Why is RAG a horrible hack? LLMs can draw from only 2 sources of data: their par...

nl · on Feb 8, 2024

RAG is a hack for lots of reasons, but the reason I'm focused on at the moment is the pipeline.

Say you are trying to do RAG in a chat-type application. You do the following:

1) Summarize the context of chat into some text that is suitable for a search (lossy).

2) Turn this into a vector embedded in a particular vector space.

3) Use this vector to query a vector database, which returns reference to documents or document fragments (which themselves have been indexed as a lossy vector).

4) Take the text of these fragments and put them in the context of the LLM as input.

5) Modify the prompt to explain what these fragments are.

6) Then the prompt is sent to the LLM, which turns it into it's own vector representation.

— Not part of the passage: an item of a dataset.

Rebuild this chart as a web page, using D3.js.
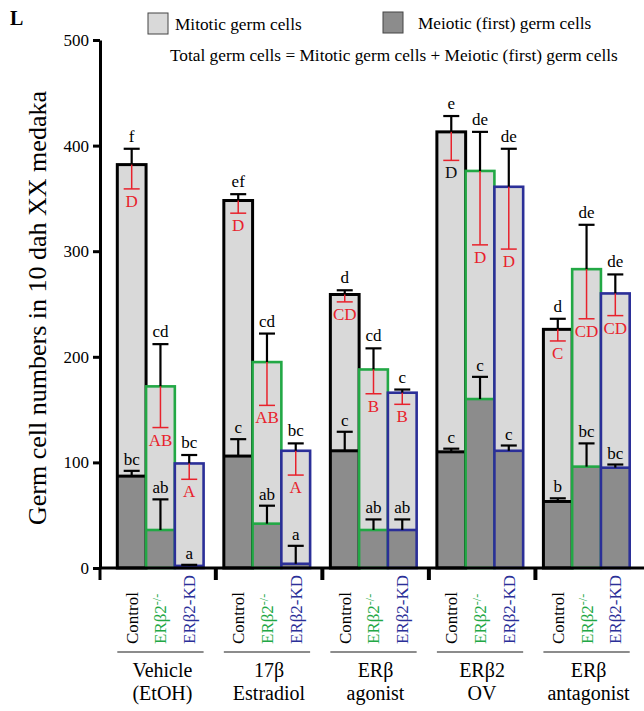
<!DOCTYPE html>
<html>
<head>
<meta charset="utf-8">
<script src="https://cdn.jsdelivr.net/npm/d3@7"></script>
<style>
  html, body { margin: 0; padding: 0; background: #fff; }
  svg { display: block; }
  text { font-family: "Liberation Serif", "DejaVu Serif", "Times New Roman", serif; }
</style>
</head>
<body>
<div id="chart"></div>
<script>
// ---------------- data ----------------
const groupLine1 = ["Vehicle", "17\u03B2", "ER\u03B2", "ER\u03B22", "ER\u03B2"];
const groupLine2 = ["(EtOH)", "Estradiol", "agonist", "OV", "antagonist"];
const genotypes = ["Control", "ER\u03B22-/-", "ER\u03B22-KD"];
const yTicks = [0, 100, 200, 300, 400, 500];

// total germ cells (mean) per group x genotype
const totalVals = [[382, 172, 99], [348, 195, 111], [259, 188, 166], [413, 376, 361], [226, 283, 260]];
const totalErr  = [[15, 40, 8],    [6, 27, 7],     [4, 20, 3],     [15, 37, 36],    [10, 42, 18]];
// mitotic error (drawn in red, downward from total)
const mitoticErr = [[23, 39, 15],  [12, 41, 23],   [7, 23, 11],    [27, 70, 59],    [11, 47, 21]];
// meiotic (first) germ cells
const meioticVals = [[87, 36, 2],  [106, 42, 4],   [111, 36, 36],  [110, 160, 111], [63, 96, 95]];
const meioticErr  = [[5, 29, 1],   [16, 17, 17],   [18, 10, 10],   [3, 21, 5],      [3, 22, 3]];

const totalLetters   = [["f", "cd", "bc"], ["ef", "cd", "bc"], ["d", "cd", "c"], ["e", "de", "de"], ["d", "de", "de"]];
const mitoticLetters = [["D", "AB", "A"], ["D", "AB", "A"], ["CD", "B", "B"], ["D", "D", "D"], ["C", "CD", "CD"]];
const meioticLetters = [["bc", "ab", "a"], ["c", "ab", "a"], ["c", "ab", "ab"], ["c", "c", "c"], ["b", "bc", "bc"]];

// ---------------- chart ----------------
const W = 644, H = 711;
const svg = d3.select("#chart").append("svg").attr("width", W).attr("height", H)
  .attr("font-family", "'Liberation Serif', serif");

const genoColor = ["#000000", "#22a845", "#2b2f98"];
const genoStroke = [3, 2.6, 2.6];
const redCol = "#e8222c";
const lightFill = "#d9d9d9";
const darkFill = "#8c8c8c";

const y = d3.scaleLinear().domain([0, 500]).range([568, 40]);
const groupIdx = d3.range(groupLine1.length);
const x0 = d3.scaleBand().domain(groupIdx).range([96, 651]).paddingInner(0.19).paddingOuter(0.2);
const x1 = d3.scaleBand().domain(d3.range(genotypes.length)).range([0, x0.bandwidth()]);

// panel letter
svg.append("text").attr("x", 10).attr("y", 25).attr("font-size", 20).attr("font-weight", "bold").text("L");

// legend
svg.append("rect").attr("x", 148).attr("y", 13).attr("width", 20).attr("height", 21)
  .attr("fill", lightFill).attr("stroke", "#444").attr("stroke-width", 1);
svg.append("text").attr("x", 175).attr("y", 30).attr("font-size", 17.3).text("Mitotic germ cells");
svg.append("rect").attr("x", 383).attr("y", 12).attr("width", 20).attr("height", 21)
  .attr("fill", darkFill).attr("stroke", "#444").attr("stroke-width", 1);
svg.append("text").attr("x", 418).attr("y", 29).attr("font-size", 17.3).text("Meiotic (first) germ cells");
svg.append("text").attr("x", 170).attr("y", 61).attr("font-size", 17.3)
  .text("Total germ cells = Mitotic germ cells + Meiotic (first) germ cells");

// y axis
const yAxis = d3.axisLeft(y).tickValues(yTicks).tickSize(7).tickSizeOuter(0).tickPadding(4);
const ga = svg.append("g").attr("transform", "translate(100,0)").call(yAxis);
ga.attr("font-family", null);
ga.select(".domain").attr("stroke", "#000").attr("stroke-width", 3);
ga.selectAll(".tick line").attr("stroke", "#000").attr("stroke-width", 3);
ga.selectAll(".tick text").attr("font-size", 17).attr("fill", "#000");
svg.append("line").attr("x1", 100).attr("x2", 100).attr("y1", y(0)).attr("y2", 580)
  .attr("stroke", "#000").attr("stroke-width", 3);

// y label
svg.append("text")
  .attr("transform", `translate(46,${(y(0) + y(500)) / 2 + 4}) rotate(-90)`)
  .attr("text-anchor", "middle").attr("font-size", 26)
  .text("Germ cell numbers in 10 dah XX medaka");

// bars
const capW = 16;
groupIdx.forEach(g => {
  genotypes.forEach((gn, k) => {
    const xl = x0(g) + x1(k);
    const w = x1.bandwidth();
    const tot = totalVals[g][k], meo = meioticVals[g][k];
    const bar = svg.append("g");
    bar.append("rect").attr("x", xl).attr("y", y(tot)).attr("width", w).attr("height", y(meo) - y(tot)).attr("fill", lightFill);
    bar.append("rect").attr("x", xl).attr("y", y(meo)).attr("width", w).attr("height", y(0) - y(meo)).attr("fill", darkFill);
    bar.append("rect").attr("x", xl).attr("y", y(tot)).attr("width", w).attr("height", y(0) - y(tot))
      .attr("fill", "none").attr("stroke", genoColor[k]).attr("stroke-width", genoStroke[k]);
    bar.append("line").attr("x1", xl).attr("x2", xl + w).attr("y1", y(meo)).attr("y2", y(meo))
      .attr("stroke", genoColor[k]).attr("stroke-width", genoStroke[k]);
  });
});

// error bars and letters (drawn on top)
groupIdx.forEach(g => {
  genotypes.forEach((gn, k) => {
    const cx = x0(g) + x1(k) + x1.bandwidth() / 2;
    const tot = totalVals[g][k], meo = meioticVals[g][k];
    const eg = svg.append("g");
    // total error (black, up)
    const tTop = y(tot + totalErr[g][k]);
    eg.append("line").attr("x1", cx).attr("x2", cx).attr("y1", y(tot)).attr("y2", tTop).attr("stroke", "#000").attr("stroke-width", 2.2);
    eg.append("line").attr("x1", cx - capW / 2).attr("x2", cx + capW / 2).attr("y1", tTop).attr("y2", tTop).attr("stroke", "#000").attr("stroke-width", 2.2);
    eg.append("text").attr("x", cx).attr("y", tTop - 7).attr("text-anchor", "middle").attr("font-size", 17).text(totalLetters[g][k]);
    // mitotic error (red, down)
    const rBot = y(tot - mitoticErr[g][k]);
    eg.append("line").attr("x1", cx).attr("x2", cx).attr("y1", y(tot)).attr("y2", rBot).attr("stroke", redCol).attr("stroke-width", 1.5);
    eg.append("line").attr("x1", cx - capW / 2).attr("x2", cx + capW / 2).attr("y1", rBot).attr("y2", rBot).attr("stroke", redCol).attr("stroke-width", 1.5);
    eg.append("text").attr("x", cx).attr("y", rBot + 18).attr("text-anchor", "middle").attr("font-size", 17)
      .attr("fill", (g === 3 && k === 0) ? "#111" : redCol).text(mitoticLetters[g][k]);
    // meiotic error (black, up)
    const mTop = y(meo + meioticErr[g][k]);
    eg.append("line").attr("x1", cx).attr("x2", cx).attr("y1", y(meo)).attr("y2", mTop).attr("stroke", "#000").attr("stroke-width", 2.2);
    eg.append("line").attr("x1", cx - capW / 2).attr("x2", cx + capW / 2).attr("y1", mTop).attr("y2", mTop).attr("stroke", "#000").attr("stroke-width", 2.2);
    eg.append("text").attr("x", cx).attr("y", mTop - 6).attr("text-anchor", "middle").attr("font-size", 17).text(meioticLetters[g][k]);
  });
});

// x axis line and separators
svg.append("line").attr("x1", 100).attr("x2", 644).attr("y1", y(0)).attr("y2", y(0)).attr("stroke", "#000").attr("stroke-width", 3);
groupIdx.slice(1).forEach(g => {
  const sx = x0(g) - 8;
  svg.append("line").attr("x1", sx).attr("x2", sx).attr("y1", y(0)).attr("y2", 580).attr("stroke", "#000").attr("stroke-width", 4);
});

// x labels
groupIdx.forEach(g => {
  genotypes.forEach((gn, k) => {
    const cx = x0(g) + x1(k) + x1.bandwidth() / 2;
    const t = svg.append("text")
      .attr("transform", `translate(${cx},644) rotate(-90)`)
      .attr("dy", "0.35em").attr("font-size", 17).attr("fill", genoColor[k]);
    if (k === 1) {
      t.append("tspan").text("ER\u03B22");
      t.append("tspan").attr("dy", "-0.45em").attr("font-size", 12).text("-/-");
    } else {
      t.text(gn);
    }
  });
  svg.append("line").attr("x1", x0(g)).attr("x2", x0(g) + x0.bandwidth()).attr("y1", 652).attr("y2", 652)
    .attr("stroke", "#666").attr("stroke-width", 1.5);
  const gc = x0(g) + x0.bandwidth() / 2 + 2;
  svg.append("text").attr("x", gc).attr("y", 677).attr("text-anchor", "middle").attr("font-size", 20).text(groupLine1[g]);
  svg.append("text").attr("x", gc).attr("y", 700).attr("text-anchor", "middle").attr("font-size", 20).text(groupLine2[g]);
});
</script>
</body>
</html>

An obvious improvement to this is that the VectorDB and the LLM should share an internal representation, and the VectorDB should understand this. The LLM should take this vector input as a second input alongside the text context and the LLM should combine them (in the same way you can put a text and image into a multi-modal model)

mrfox321 · on Feb 8, 2024

I guess op may be envisioning an end-to-end solution that can train a model in the context of an external document store.

I.e. One day we want to be able to backprop through the database.

Search systems face equivalent problems. The hierarchy of ML retrieval systems are separately optimized (trained). Maybe this helps regularize things, but, given enough compute / complexity, it is theoretically possible to differentiate through more of the stack.